Today's pop has the equity continuing its bounce off the $260 level. Overhead though, the 60-day moving average halted SPOT's recent breakout attempt at the $300 level -- an area of former resistance in 2020 that temporarily served as short-term support earlier in 2021. Year-to-date, the stock is still down 12.1%.
Ahead of today's fresh coverage, the brokerage bunch was perfectly split on Spotify stock, leaving plenty of room for a round of upgrades. Of the 20 in coverage, 10 carried a "buy" or better rating on the security, with the remaining 10 a "hold" or worse.

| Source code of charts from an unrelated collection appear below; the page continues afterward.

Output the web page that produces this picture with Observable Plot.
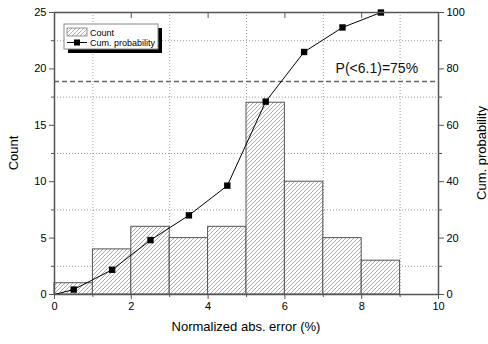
<!DOCTYPE html>
<html><head><meta charset="utf-8">
<script src="https://cdn.jsdelivr.net/npm/d3@7"></script>
<script src="https://cdn.jsdelivr.net/npm/@observablehq/plot@0.6"></script>
<style>body{margin:0;background:#fff;font-family:"Liberation Sans",Arial,sans-serif}</style>
</head><body><div id="chart"></div>
<script>
const binStart = [0,1,2,3,4,5,6,7,8];
const binEnd   = [1,2,3,4,5,6,7,8,9];
const counts   = [1,4,6,5,6,17,10,5,3];
const cumX     = [0,0.5,1.5,2.5,3.5,4.5,5.5,6.5,7.5,8.5];
const cumProb  = [0,1.75,8.77,19.3,28.07,38.6,68.4,86.0,94.7,100];
const xTicks = [0,2,4,6,8,10];
const xMinor = [1,3,5,7,9];
const yTicks = [0,5,10,15,20,25];
const yMinor = [2.5,7.5,12.5,17.5,22.5];
const probTicks = [0,20,40,60,80,100];
const thresholdProb = 75.5;
const annotation = "P(<6.1)=75%";

const bars = binStart.map((s,i)=>({x1:s,x2:binEnd[i],y:counts[i]}));
const cum = cumX.map((x,i)=>({x, y:cumProb[i]/4}));
const gray = "#555";

const chart = Plot.plot({
  width:488, height:344,
  marginLeft:54, marginRight:50, marginTop:12, marginBottom:50,
  style:{fontFamily:"Liberation Sans, Arial, sans-serif", fontSize:"11px", background:"#fff"},
  x:{domain:[0,10]},
  y:{domain:[0,25]},
  marks:[
    Plot.ruleX(xMinor,{stroke:"#999",strokeDasharray:"1,2",strokeWidth:1}),
    Plot.ruleY(yMinor,{stroke:"#999",strokeDasharray:"1,2",strokeWidth:1}),
    Plot.rectY(bars,{x1:"x1",x2:"x2",y:"y",fill:"url(#hatch)",stroke:gray,strokeWidth:1}),
    Plot.ruleY([thresholdProb/4],{stroke:"#666",strokeWidth:1.5,strokeDasharray:"5,3"}),
    Plot.text([annotation],{x:7.32,y:20,text:d=>d,fontSize:14,fill:"#111",textAnchor:"start",lineAnchor:"middle"}),
    Plot.line(cum,{x:"x",y:"y",stroke:"#000",strokeWidth:1}),
    Plot.dot(cum.slice(1),{x:"x",y:"y",symbol:"square",r:3.6,fill:"#000",stroke:"none"}),
    Plot.axisX({ticks:xTicks,tickSize:5,tickPadding:3,fontSize:11,label:null,stroke:gray}),
    Plot.axisX({ticks:xMinor,tickSize:3,label:null,text:null,stroke:gray}),
    Plot.axisX({anchor:"top",ticks:[2,4,6,8],tickSize:-5,text:null,label:null,stroke:gray}),
    Plot.axisY({ticks:yTicks,tickSize:5,tickPadding:3,fontSize:11,label:null,stroke:gray}),
    Plot.axisY({ticks:yMinor,tickSize:3,text:null,label:null,stroke:gray}),
    Plot.axisY({anchor:"right",ticks:yTicks,tickFormat:d=>d*4,tickSize:5,tickPadding:3,fontSize:11,label:null,stroke:gray}),
    Plot.axisY({anchor:"right",ticks:yMinor,tickSize:3,text:null,label:null,stroke:gray}),
    Plot.frame({stroke:gray,strokeWidth:1.5})
  ]
});

const svg = d3.select(chart);
const defs = svg.insert("defs",":first-child");
const pat = defs.append("pattern").attr("id","hatch").attr("patternUnits","userSpaceOnUse")
  .attr("width",4).attr("height",4);
pat.append("rect").attr("width",4).attr("height",4).attr("fill","#fff");
pat.append("path").attr("d","M-1,1 l2,-2 M0,4 l4,-4 M3,5 l2,-2").attr("stroke","#888").attr("stroke-width",0.7);

// axis titles
svg.append("text").attr("x",246).attr("y",331).attr("text-anchor","middle")
  .attr("font-size",13).attr("fill","#000").text("Normalized abs. error (%)");
svg.append("text").attr("transform","translate(18,153) rotate(-90)").attr("text-anchor","middle")
  .attr("font-size",13).attr("fill","#000").text("Count");
svg.append("text").attr("transform","translate(486,153) rotate(-90)").attr("text-anchor","middle")
  .attr("font-size",13).attr("fill","#000").text("Cum. probability");

// legend
const lg = svg.append("g").attr("font-size",9).attr("text-anchor","start");
lg.append("rect").attr("x",68).attr("y",28).attr("width",94).attr("height",25).attr("fill","#000");
lg.append("rect").attr("x",64).attr("y",24).attr("width",94).attr("height",25).attr("fill","#fff").attr("stroke","#888");
lg.append("rect").attr("x",67).attr("y",28).attr("width",20).attr("height",8).attr("fill","url(#hatch)").attr("stroke","#666").attr("stroke-width",0.7);
lg.append("text").attr("x",90).attr("y",35.5).attr("fill","#000").text("Count");
lg.append("line").attr("x1",67).attr("x2",87).attr("y1",42.5).attr("y2",42.5).attr("stroke","#000");
lg.append("rect").attr("x",74).attr("y",39.5).attr("width",6).attr("height",6).attr("fill","#000");
lg.append("text").attr("x",90).attr("y",46).attr("fill","#000").text("Cum. probability");

document.getElementById("chart").appendChild(chart);
</script></body></html>
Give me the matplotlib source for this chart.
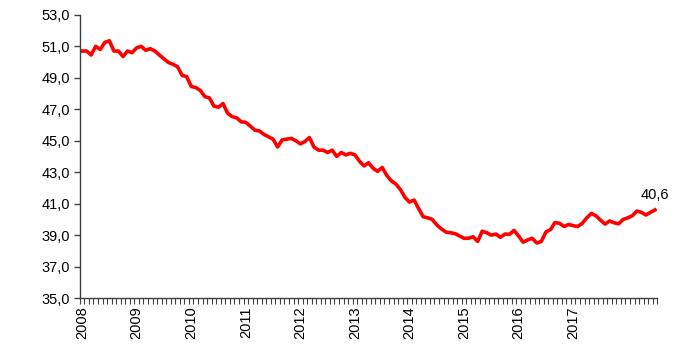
import matplotlib
matplotlib.use("Agg")
import matplotlib.pyplot as plt
from matplotlib.ticker import FixedLocator, FuncFormatter

# Monthly values, Jan 2008 - Jul 2018
values = [
    50.7, 50.7, 50.45, 51.0, 50.8, 51.25, 51.35, 50.7, 50.7, 50.35, 50.7, 50.6,
    50.9, 51.0, 50.75, 50.85, 50.7, 50.45, 50.2, 49.97, 49.86, 49.7, 49.15, 49.08,
    48.45, 48.38, 48.2, 47.8, 47.72, 47.2, 47.13, 47.36, 46.75, 46.53, 46.45, 46.2,
    46.17, 45.93, 45.67, 45.62, 45.4, 45.25, 45.1, 44.6, 45.05, 45.1, 45.15, 45.0,
    44.8, 44.95, 45.2, 44.6, 44.4, 44.4, 44.25, 44.4, 44.0, 44.25, 44.1, 44.2,
    44.1, 43.7, 43.4, 43.6, 43.25, 43.05, 43.3, 42.8, 42.45, 42.25, 41.9, 41.4,
    41.1, 41.23, 40.7, 40.17, 40.1, 40.0, 39.65, 39.4, 39.2, 39.15, 39.1, 38.95,
    38.8, 38.8, 38.9, 38.6, 39.25, 39.15, 39.0, 39.07, 38.86, 39.07, 39.05, 39.3,
    38.95, 38.55, 38.7, 38.8, 38.5, 38.6, 39.2, 39.35, 39.8, 39.75, 39.55, 39.68,
    39.6, 39.55, 39.75, 40.1, 40.38, 40.23, 39.96, 39.7, 39.9, 39.79, 39.72, 40.0,
    40.1, 40.23, 40.53, 40.45, 40.28, 40.45, 40.6,
]
year_labels = ["2008", "2009", "2010", "2011", "2012", "2013", "2014", "2015", "2016", "2017"]
y_ticks = [35, 37, 39, 41, 43, 45, 47, 49, 51, 53]
last_label = "40,6"

plt.rcParams['font.family'] = ['Liberation Sans', 'DejaVu Sans']

fig = plt.figure(figsize=(7, 3.45), dpi=100)
ax = fig.add_axes([0.114, 0.136, 0.825, 0.821])

x = list(range(len(values)))
ax.plot(x, values, color='#FF0000', linewidth=2.6, solid_joinstyle='round')

ax.annotate(last_label, (x[-1], values[-1]), xytext=(0, 6), textcoords='offset points',
            ha='center', va='bottom', fontsize=10.5)

ax.set_ylim(35, 53)
ax.yaxis.set_major_locator(FixedLocator(y_ticks))
ax.yaxis.set_major_formatter(FuncFormatter(lambda v, p: f"{v:.1f}".replace('.', ',')))

ax.set_xlim(-0.5, len(values) - 0.5)
ax.xaxis.set_major_locator(FixedLocator([i * 12 for i in range(len(year_labels))]))
ax.set_xticklabels(year_labels, rotation=90)
ax.xaxis.set_minor_locator(FixedLocator([i + 0.5 for i in range(-1, len(values))]))

for s in ['top', 'right']:
    ax.spines[s].set_visible(False)
for s in ['left', 'bottom']:
    ax.spines[s].set_color('#404040')
    ax.spines[s].set_linewidth(1.0)

ax.tick_params(axis='y', direction='out', length=4, width=1, color='#404040', labelsize=10.5, pad=3)
ax.tick_params(axis='x', which='major', length=0, labelsize=10.5, pad=6)
ax.tick_params(axis='x', which='minor', direction='out', length=4, width=0.8, color='#404040')

fig.savefig('out.png', dpi=100)
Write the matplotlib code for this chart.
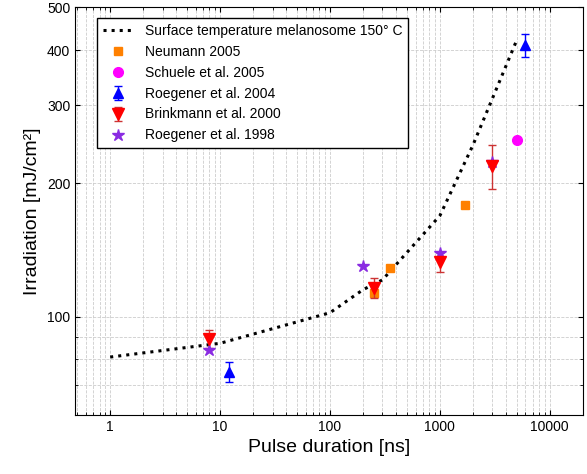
import matplotlib
matplotlib.use("Agg")
import matplotlib.pyplot as plt
from matplotlib.ticker import FixedLocator, NullFormatter

plt.rcParams['font.family'] = ['Liberation Sans', 'DejaVu Sans']

line_x = [1, 10, 100, 200, 300, 1000, 2000, 5000]
line_y = [81, 87, 102, 115, 121, 169, 244, 421]

neu_x = [250, 350, 1700]; neu_y = [113, 129, 179]
sch_x = [5000]; sch_y = [251]
r04_x = [12, 6000]; r04_y = [75, 410]; r04_e = [4, 25]
bri_x = [8, 250, 1000, 3000]; bri_y = [89, 116, 133, 219]; bri_e = [4, 6, 7, 25]
r98_x = [8, 200, 1000, 3000]; r98_y = [84, 130, 139, 223]

fig = plt.figure(figsize=(5.87, 4.74), dpi=100)
ax = fig.add_axes([0.128, 0.125, 0.865, 0.86])
ax.set_xscale('log'); ax.set_yscale('log')
h1, = ax.plot(line_x, line_y, ':', color='black', lw=2.2, label='Surface temperature melanosome 150° C')
h2, = ax.plot(neu_x, neu_y, 's', color='#ff8000', ms=6, ls='none', label='Neumann 2005')
h3, = ax.plot(sch_x, sch_y, 'o', color='#ff00ff', ms=7, ls='none', label='Schuele et al. 2005')
h4 = ax.errorbar(r04_x, r04_y, yerr=r04_e, fmt='^', color='#0000ff', ms=7, capsize=3, elinewidth=1, label='Roegener et al. 2004')
h5 = ax.errorbar(bri_x, bri_y, yerr=bri_e, fmt='v', color='#ff0000', ms=8, capsize=3, elinewidth=1, ecolor='#cc3333', label='Brinkmann et al. 2000')
h6, = ax.plot(r98_x, r98_y, '*', color='#8a2be2', ms=9, ls='none', label='Roegener et al. 1998')
ax.set_xlim(0.48, 20000)
ax.set_ylim(60, 500)
ax.set_xticks([1, 10, 100, 1000, 10000])
ax.set_xticklabels(['1', '10', '100', '1000', '10000'])
ax.yaxis.set_major_locator(FixedLocator([100, 200, 300, 400, 500]))
ax.set_yticklabels(['100', '200', '300', '400', '500'])
ax.yaxis.set_minor_formatter(NullFormatter())
ax.grid(True, which='both', ls='--', color='#cccccc', lw=0.6)
ax.tick_params(which='both', direction='in', top=True, right=True)
ax.set_xlabel('Pulse duration [ns]', fontsize=14)
ax.set_ylabel('Irradiation [mJ/cm²]', fontsize=14)
ax.legend([h1, h2, h3, h4, h5, h6], [h.get_label() for h in [h1, h2, h3, h4, h5, h6]],
          loc='upper left', fontsize=10, frameon=True, fancybox=False, edgecolor='black',
          framealpha=1, handlelength=2.2, bbox_to_anchor=(0.03, 0.99))
fig.savefig('out.png', dpi=100)
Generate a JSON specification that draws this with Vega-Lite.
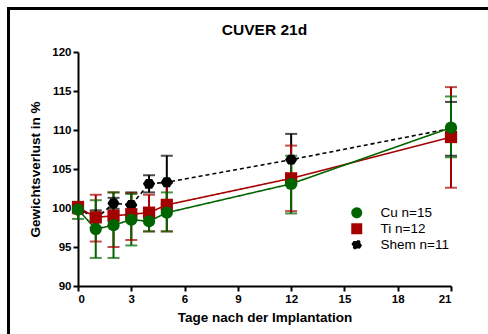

There's plenty of pessimism to unwind in the options pits as well. SPOT's 50-day put/call volume ratio at the International Securities Exchange (ISE), Cboe Options Exchange (CBOE), and NASDAQ OMX PHLX (PHLX) stands higher than 85% of readings in its annual range, showing long puts being picked up at a faster-than-usual clip.
Today, that sentiment appears to be shifting. So far, 5,579 calls and 1,150 puts have crossed the tape, with calls running at seven times what's typically seen at this point. The weekly 4/23 280-strike call is the most popular, where new positions are being opened. This shows plenty of traders betting on more upside for SPOT by the contract's expiration at the end of today.